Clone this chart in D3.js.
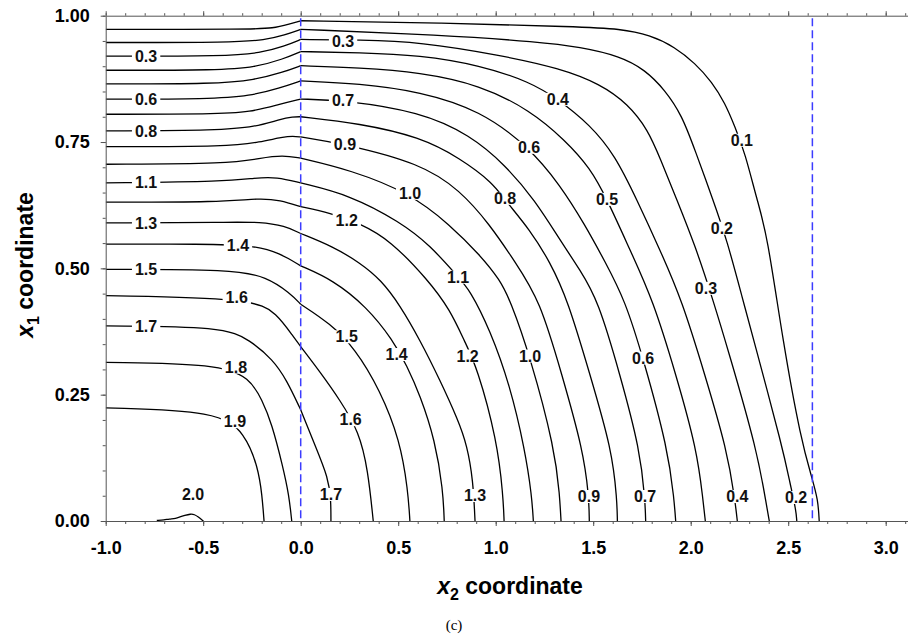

* * *

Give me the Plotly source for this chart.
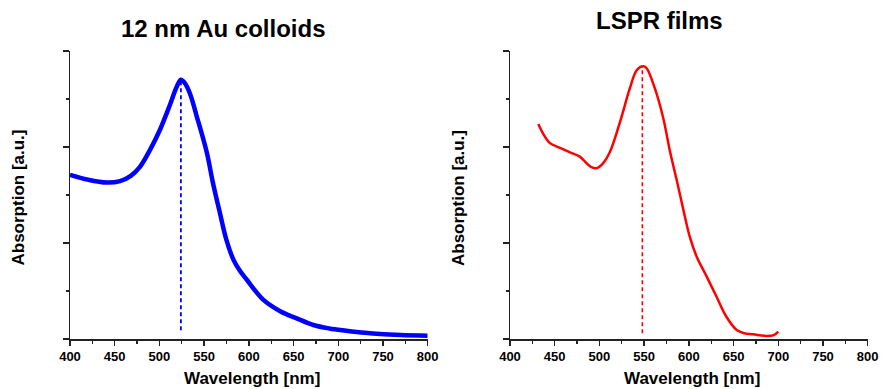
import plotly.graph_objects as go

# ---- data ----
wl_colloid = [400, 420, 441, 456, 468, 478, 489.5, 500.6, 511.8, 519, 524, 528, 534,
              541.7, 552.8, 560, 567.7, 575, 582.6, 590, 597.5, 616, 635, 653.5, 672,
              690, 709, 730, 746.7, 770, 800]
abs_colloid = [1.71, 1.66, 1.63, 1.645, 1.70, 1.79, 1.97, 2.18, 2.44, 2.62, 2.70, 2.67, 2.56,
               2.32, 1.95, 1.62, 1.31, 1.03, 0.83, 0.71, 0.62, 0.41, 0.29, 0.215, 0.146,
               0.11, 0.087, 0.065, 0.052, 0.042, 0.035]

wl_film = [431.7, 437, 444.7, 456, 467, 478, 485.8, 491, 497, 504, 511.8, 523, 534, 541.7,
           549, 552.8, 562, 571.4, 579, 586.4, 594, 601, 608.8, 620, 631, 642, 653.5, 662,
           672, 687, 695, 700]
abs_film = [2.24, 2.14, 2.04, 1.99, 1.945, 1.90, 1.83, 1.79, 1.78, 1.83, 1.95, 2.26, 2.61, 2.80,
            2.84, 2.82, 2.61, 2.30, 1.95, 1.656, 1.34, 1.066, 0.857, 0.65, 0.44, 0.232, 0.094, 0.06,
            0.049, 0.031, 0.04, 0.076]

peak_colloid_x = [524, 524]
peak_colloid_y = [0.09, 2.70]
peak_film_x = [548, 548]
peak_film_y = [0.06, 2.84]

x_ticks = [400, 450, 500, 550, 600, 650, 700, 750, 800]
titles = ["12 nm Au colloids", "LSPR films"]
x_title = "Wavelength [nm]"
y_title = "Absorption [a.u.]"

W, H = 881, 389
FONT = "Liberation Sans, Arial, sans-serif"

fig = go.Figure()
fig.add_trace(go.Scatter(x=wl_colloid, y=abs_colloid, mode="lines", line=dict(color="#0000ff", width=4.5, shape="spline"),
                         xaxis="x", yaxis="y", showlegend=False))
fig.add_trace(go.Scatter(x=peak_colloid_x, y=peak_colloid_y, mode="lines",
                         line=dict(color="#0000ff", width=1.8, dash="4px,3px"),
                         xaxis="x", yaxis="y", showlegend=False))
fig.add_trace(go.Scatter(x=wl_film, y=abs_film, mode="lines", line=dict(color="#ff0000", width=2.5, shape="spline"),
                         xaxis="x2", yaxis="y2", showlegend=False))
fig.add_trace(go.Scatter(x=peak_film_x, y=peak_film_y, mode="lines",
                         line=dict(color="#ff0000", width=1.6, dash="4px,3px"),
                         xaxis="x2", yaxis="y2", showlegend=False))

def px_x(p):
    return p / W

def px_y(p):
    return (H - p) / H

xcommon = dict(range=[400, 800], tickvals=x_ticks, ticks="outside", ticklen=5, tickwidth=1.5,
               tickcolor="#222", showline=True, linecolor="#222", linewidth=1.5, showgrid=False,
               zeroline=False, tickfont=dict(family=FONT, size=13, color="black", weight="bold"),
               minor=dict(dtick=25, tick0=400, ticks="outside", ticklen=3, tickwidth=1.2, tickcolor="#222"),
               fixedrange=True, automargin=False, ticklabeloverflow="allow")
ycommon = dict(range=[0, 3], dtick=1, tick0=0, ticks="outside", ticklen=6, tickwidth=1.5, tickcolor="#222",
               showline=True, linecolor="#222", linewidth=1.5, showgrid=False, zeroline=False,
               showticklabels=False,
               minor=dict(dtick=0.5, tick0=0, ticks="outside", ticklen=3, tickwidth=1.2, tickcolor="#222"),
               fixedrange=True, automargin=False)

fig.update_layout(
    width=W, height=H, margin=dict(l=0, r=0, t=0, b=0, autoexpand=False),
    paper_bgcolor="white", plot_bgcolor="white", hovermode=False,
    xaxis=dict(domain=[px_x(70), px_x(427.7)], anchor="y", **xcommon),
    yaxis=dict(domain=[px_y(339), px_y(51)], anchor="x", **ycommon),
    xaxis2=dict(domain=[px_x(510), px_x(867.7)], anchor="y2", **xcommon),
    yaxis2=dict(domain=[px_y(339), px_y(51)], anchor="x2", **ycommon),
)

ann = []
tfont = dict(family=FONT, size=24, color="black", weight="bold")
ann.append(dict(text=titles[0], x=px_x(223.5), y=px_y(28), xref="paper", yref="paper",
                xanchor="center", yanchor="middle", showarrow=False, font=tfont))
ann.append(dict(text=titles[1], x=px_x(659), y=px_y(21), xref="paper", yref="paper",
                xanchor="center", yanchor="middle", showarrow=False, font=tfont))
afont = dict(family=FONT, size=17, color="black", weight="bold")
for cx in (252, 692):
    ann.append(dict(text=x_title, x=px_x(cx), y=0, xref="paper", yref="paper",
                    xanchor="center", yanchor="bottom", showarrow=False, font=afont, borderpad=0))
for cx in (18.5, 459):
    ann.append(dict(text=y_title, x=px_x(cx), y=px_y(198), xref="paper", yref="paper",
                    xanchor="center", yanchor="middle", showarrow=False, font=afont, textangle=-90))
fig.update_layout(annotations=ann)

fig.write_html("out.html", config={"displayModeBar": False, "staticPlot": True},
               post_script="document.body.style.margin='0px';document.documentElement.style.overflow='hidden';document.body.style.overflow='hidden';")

--

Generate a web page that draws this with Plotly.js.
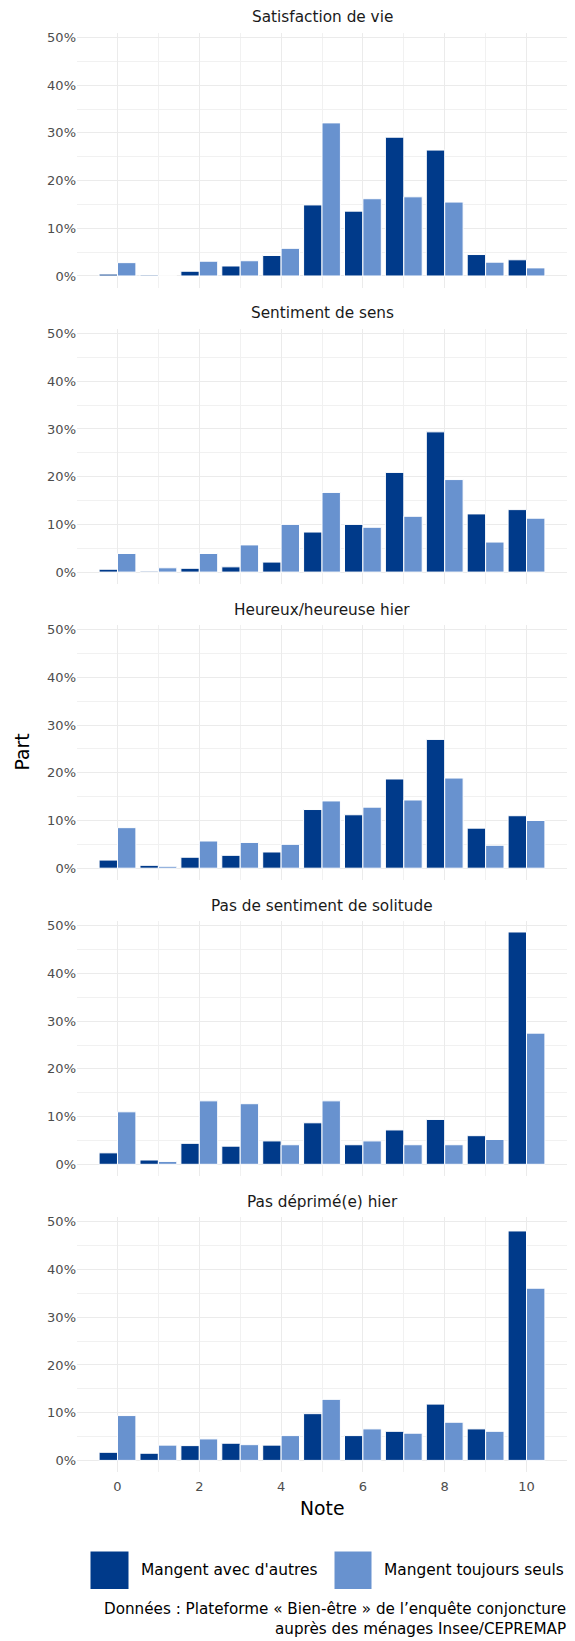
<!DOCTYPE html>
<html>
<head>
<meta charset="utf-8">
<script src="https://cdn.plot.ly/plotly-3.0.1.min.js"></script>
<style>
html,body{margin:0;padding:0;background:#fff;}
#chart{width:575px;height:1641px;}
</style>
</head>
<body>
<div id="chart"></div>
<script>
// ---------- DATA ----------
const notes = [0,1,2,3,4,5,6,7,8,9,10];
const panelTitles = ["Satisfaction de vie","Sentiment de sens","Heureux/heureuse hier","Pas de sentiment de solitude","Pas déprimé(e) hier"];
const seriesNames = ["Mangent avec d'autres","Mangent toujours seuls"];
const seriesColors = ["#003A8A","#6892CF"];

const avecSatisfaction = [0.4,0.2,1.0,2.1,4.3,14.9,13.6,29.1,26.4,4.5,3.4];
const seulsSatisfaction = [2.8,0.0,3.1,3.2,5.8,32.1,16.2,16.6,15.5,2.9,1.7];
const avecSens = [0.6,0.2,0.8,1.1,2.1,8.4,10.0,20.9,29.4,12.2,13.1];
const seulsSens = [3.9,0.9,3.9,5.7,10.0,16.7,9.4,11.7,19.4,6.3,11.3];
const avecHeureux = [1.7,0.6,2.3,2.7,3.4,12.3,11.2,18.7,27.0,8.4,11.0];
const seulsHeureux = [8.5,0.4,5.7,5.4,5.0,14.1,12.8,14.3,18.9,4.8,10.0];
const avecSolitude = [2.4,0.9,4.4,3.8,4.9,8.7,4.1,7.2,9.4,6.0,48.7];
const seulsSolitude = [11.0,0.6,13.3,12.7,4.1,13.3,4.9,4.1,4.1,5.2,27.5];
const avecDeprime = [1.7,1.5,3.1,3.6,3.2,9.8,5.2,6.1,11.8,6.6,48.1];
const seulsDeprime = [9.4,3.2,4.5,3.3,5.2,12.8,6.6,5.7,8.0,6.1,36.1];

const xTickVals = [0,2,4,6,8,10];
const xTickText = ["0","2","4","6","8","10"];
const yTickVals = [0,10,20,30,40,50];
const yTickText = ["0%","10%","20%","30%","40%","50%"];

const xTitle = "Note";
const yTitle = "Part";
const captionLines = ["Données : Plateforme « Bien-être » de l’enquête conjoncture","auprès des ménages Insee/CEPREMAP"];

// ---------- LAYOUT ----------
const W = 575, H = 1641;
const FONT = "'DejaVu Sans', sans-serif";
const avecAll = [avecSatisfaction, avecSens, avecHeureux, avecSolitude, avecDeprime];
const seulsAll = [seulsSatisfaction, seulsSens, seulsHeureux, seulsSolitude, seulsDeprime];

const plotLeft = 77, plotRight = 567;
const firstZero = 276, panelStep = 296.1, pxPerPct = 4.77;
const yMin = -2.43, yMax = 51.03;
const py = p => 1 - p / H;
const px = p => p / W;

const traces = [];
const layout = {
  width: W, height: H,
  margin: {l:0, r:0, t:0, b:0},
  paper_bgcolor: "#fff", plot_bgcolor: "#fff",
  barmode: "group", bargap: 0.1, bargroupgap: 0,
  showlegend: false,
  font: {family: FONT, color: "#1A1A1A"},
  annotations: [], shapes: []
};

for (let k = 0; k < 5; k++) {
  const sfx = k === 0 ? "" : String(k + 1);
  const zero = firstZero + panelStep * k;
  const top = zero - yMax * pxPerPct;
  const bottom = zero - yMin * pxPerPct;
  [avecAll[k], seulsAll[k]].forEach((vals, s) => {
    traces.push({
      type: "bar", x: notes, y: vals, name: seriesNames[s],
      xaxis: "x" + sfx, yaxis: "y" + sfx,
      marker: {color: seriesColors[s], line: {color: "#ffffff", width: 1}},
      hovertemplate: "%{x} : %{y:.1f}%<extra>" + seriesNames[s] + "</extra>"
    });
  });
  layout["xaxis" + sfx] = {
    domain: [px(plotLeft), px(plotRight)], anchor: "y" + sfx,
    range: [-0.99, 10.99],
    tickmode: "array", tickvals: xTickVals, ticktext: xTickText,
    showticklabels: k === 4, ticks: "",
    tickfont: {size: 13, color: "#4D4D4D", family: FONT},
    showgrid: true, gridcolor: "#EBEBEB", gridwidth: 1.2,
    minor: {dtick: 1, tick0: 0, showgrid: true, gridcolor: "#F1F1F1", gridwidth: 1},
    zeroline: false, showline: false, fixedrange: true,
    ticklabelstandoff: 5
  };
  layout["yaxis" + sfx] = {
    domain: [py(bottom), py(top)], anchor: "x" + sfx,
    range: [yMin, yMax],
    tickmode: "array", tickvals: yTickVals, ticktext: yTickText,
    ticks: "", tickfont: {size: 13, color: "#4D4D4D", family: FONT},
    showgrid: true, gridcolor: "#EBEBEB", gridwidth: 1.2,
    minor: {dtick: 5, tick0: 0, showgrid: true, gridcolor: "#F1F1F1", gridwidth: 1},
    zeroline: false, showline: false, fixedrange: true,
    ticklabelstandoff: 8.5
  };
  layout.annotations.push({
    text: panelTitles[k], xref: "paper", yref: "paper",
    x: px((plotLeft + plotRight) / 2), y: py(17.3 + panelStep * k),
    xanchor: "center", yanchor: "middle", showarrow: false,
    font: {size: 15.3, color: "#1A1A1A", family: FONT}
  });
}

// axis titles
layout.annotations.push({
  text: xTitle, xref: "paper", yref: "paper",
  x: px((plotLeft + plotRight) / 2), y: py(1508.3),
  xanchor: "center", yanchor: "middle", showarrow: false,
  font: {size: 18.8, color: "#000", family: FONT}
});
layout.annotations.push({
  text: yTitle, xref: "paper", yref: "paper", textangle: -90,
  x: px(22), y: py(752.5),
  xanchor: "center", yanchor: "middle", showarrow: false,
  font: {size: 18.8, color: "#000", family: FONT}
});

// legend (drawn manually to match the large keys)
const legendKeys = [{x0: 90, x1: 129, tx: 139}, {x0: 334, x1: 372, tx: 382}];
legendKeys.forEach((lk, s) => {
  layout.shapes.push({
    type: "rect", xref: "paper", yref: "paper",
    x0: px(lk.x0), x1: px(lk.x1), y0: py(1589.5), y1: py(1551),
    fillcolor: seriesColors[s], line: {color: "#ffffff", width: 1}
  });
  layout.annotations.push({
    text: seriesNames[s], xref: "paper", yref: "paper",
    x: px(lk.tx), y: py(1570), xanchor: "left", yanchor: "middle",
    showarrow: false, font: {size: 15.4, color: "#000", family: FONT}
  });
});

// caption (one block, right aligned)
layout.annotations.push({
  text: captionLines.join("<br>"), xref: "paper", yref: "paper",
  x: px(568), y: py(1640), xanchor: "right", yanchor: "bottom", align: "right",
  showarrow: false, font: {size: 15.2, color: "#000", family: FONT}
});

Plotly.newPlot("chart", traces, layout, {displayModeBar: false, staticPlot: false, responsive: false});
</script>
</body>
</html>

**Short problem:**
Pick out the lines containing the string "this".

**Full solution:**
Clone this chart in D3.js.
Give me the Plotly source for this chart.
Generate a web page that draws this with Plotly.js.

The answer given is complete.